### The task
Reproduce the data exactly and drop any pictures it holds.

### Data
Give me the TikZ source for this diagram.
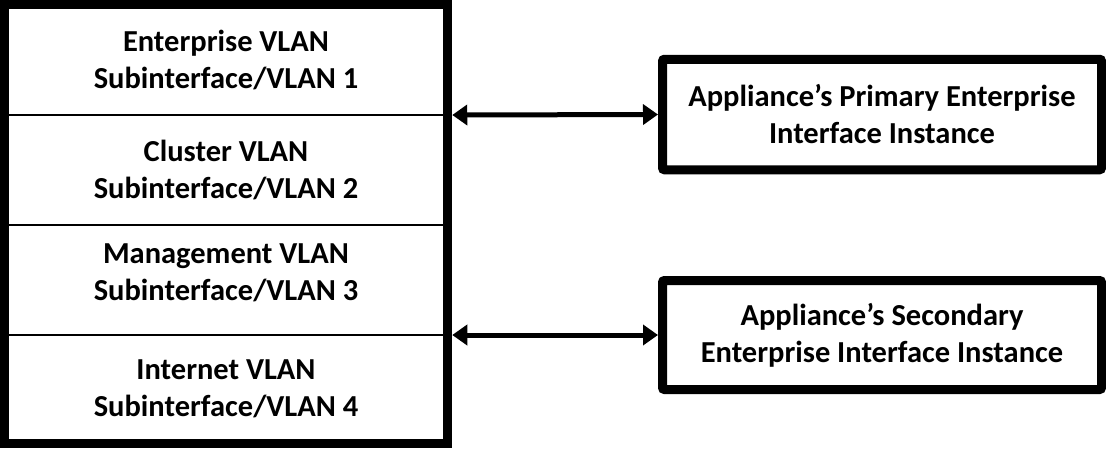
\documentclass[tikz,border=0pt]{standalone}
\usepackage{fontspec}
\setmainfont{Carlito}
\usetikzlibrary{arrows.meta}
\begin{document}
\begin{tikzpicture}[x=1pt,y=-1pt,
  lbl/.style={align=center,inner sep=0pt,font=\bfseries\fontsize{30.5}{37}\selectfont},
  frame/.style={draw,line width=9.5pt,minimum width=443pt,minimum height=439pt,inner sep=0pt},
  appbox/.style={draw,line width=9pt,rounded corners=2pt,minimum width=439pt,inner sep=0pt,lbl},
  divider/.style={line width=2pt},
  link/.style={line width=5pt,{Triangle[length=15pt,width=20pt]}-{Triangle[length=15pt,width=20pt]}}]
\useasboundingbox (0,0) rectangle (1106,448);
% left frame
\node[frame] (L) at (226,224) {};
\coordinate (d1) at (226,115);
\coordinate (d2) at (226,225);
\coordinate (d3) at (226,335);
\draw[divider] (d1 -| L.west) -- (d1 -| L.east);
\draw[divider] (d2 -| L.west) -- (d2 -| L.east);
\draw[divider] (d3 -| L.west) -- (d3 -| L.east);
\node[frame] at (L.center) {};
\node[lbl] (t1) at (226,60) {Enterprise VLAN\\Subinterface/VLAN 1};
\node[lbl] (t2) at (226,170) {Cluster VLAN\\Subinterface/VLAN 2};
\node[lbl] (t3) at (226,273) {Management VLAN\\Subinterface/VLAN 3};
\node[lbl] (t4) at (226,389) {Internet VLAN\\Subinterface/VLAN 4};
% right boxes
\node[appbox,minimum height=110.5pt] (P) at (882,114.5) {Appliance’s Primary Enterprise\\Interface Instance};
\node[appbox,minimum height=109pt] (S) at (882,335) {Appliance’s Secondary\\Enterprise Interface Instance};
% links
\draw[link] (d1 -| L.east) -- (P.west);
\draw[link] (d3 -| L.east) -- (S.west);
\end{tikzpicture}
\end{document}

### Written answer
Give me the TikZ source for this diagram.
\documentclass[tikz,border=0pt]{standalone}
\usepackage{fontspec}
\setmainfont{Carlito}
\usetikzlibrary{arrows.meta}
\begin{document}
\begin{tikzpicture}[x=1pt,y=-1pt,
  lbl/.style={align=center,inner sep=0pt,font=\bfseries\fontsize{30.5}{37}\selectfont},
  frame/.style={draw,line width=9.5pt,minimum width=443pt,minimum height=439pt,inner sep=0pt},
  appbox/.style={draw,line width=9pt,rounded corners=2pt,minimum width=439pt,inner sep=0pt,lbl},
  divider/.style={line width=2pt},
  link/.style={line width=5pt,{Triangle[length=15pt,width=20pt]}-{Triangle[length=15pt,width=20pt]}}]
\useasboundingbox (0,0) rectangle (1106,448);
% left frame
\node[frame] (L) at (226,224) {};
\coordinate (d1) at (226,115);
\coordinate (d2) at (226,225);
\coordinate (d3) at (226,335);
\draw[divider] (d1 -| L.west) -- (d1 -| L.east);
\draw[divider] (d2 -| L.west) -- (d2 -| L.east);
\draw[divider] (d3 -| L.west) -- (d3 -| L.east);
\node[frame] at (L.center) {};
\node[lbl] (t1) at (226,60) {Enterprise VLAN\\Subinterface/VLAN 1};
\node[lbl] (t2) at (226,170) {Cluster VLAN\\Subinterface/VLAN 2};
\node[lbl] (t3) at (226,273) {Management VLAN\\Subinterface/VLAN 3};
\node[lbl] (t4) at (226,389) {Internet VLAN\\Subinterface/VLAN 4};
% right boxes
\node[appbox,minimum height=110.5pt] (P) at (882,114.5) {Appliance’s Primary Enterprise\\Interface Instance};
\node[appbox,minimum height=109pt] (S) at (882,335) {Appliance’s Secondary\\Enterprise Interface Instance};
% links
\draw[link] (d1 -| L.east) -- (P.west);
\draw[link] (d3 -| L.east) -- (S.west);
\end{tikzpicture}
\end{document}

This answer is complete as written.